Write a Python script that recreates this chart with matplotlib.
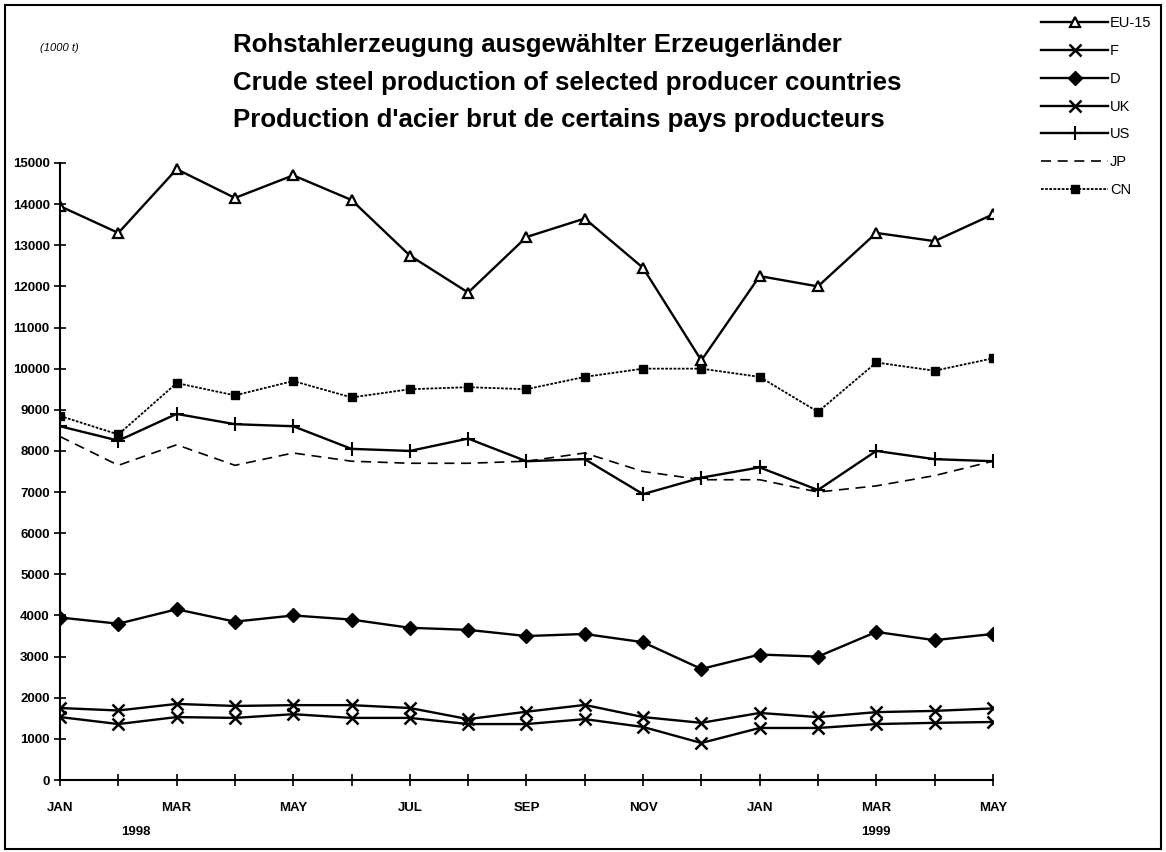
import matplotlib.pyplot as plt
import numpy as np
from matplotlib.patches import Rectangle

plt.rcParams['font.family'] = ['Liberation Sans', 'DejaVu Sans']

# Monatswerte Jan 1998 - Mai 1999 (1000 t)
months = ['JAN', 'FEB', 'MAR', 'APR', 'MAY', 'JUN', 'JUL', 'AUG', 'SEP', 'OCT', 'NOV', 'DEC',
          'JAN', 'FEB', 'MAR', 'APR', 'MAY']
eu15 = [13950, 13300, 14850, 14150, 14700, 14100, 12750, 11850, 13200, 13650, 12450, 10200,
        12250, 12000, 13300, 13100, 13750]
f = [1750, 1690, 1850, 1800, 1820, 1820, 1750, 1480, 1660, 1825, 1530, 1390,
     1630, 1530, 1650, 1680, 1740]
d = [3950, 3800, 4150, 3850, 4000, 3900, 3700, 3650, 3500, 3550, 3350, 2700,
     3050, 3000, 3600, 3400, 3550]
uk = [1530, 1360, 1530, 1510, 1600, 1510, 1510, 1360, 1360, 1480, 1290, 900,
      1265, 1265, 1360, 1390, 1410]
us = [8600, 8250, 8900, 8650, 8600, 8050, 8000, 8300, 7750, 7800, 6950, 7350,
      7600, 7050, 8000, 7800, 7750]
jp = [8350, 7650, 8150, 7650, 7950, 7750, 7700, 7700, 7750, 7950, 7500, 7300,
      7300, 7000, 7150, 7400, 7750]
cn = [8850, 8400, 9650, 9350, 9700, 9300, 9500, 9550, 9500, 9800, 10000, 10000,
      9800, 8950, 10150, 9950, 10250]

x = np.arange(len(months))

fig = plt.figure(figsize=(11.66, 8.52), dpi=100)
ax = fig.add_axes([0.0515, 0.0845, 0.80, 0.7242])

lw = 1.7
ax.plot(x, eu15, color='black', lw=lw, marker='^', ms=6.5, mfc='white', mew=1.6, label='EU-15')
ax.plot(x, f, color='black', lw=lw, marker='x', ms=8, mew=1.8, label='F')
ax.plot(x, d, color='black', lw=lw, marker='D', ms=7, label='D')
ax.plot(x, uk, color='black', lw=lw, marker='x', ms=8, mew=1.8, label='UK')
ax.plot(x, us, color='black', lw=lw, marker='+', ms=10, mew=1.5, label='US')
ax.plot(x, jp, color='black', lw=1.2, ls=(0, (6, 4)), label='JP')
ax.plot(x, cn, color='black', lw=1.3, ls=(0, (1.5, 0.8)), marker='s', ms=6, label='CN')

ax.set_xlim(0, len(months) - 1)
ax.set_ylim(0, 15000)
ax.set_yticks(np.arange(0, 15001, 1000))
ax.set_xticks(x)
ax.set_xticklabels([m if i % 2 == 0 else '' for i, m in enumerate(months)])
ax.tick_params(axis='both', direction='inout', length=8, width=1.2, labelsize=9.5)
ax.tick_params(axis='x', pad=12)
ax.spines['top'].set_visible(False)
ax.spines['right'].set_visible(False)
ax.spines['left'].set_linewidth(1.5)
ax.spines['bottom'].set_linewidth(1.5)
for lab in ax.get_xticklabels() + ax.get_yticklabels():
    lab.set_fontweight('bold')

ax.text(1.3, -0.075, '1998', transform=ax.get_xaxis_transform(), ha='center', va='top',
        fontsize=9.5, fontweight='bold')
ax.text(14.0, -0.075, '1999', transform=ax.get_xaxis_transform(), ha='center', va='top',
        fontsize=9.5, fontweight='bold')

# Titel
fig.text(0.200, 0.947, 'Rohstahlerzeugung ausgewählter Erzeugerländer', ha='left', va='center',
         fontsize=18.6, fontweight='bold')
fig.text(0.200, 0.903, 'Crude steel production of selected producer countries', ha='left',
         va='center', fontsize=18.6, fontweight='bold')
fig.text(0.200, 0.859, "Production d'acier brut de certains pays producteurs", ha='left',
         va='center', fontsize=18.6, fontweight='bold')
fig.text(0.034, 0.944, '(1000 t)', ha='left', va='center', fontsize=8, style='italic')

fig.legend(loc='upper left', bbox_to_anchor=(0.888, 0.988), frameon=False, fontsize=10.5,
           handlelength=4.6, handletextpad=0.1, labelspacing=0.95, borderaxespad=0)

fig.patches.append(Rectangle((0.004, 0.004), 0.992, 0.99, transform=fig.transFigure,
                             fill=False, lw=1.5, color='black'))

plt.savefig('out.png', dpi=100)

| DIRECTION |
Repeat, word for word and with no pictures, only the lines running from the beginning of the data to the line that contains "plt.rcParams['font.family'] = ['Liberation".

| FINAL RESULT |
Write a Python script that recreates this chart with matplotlib.
import matplotlib.pyplot as plt
import numpy as np
from matplotlib.patches import Rectangle

plt.rcParams['font.family'] = ['Liberation Sans', 'DejaVu Sans']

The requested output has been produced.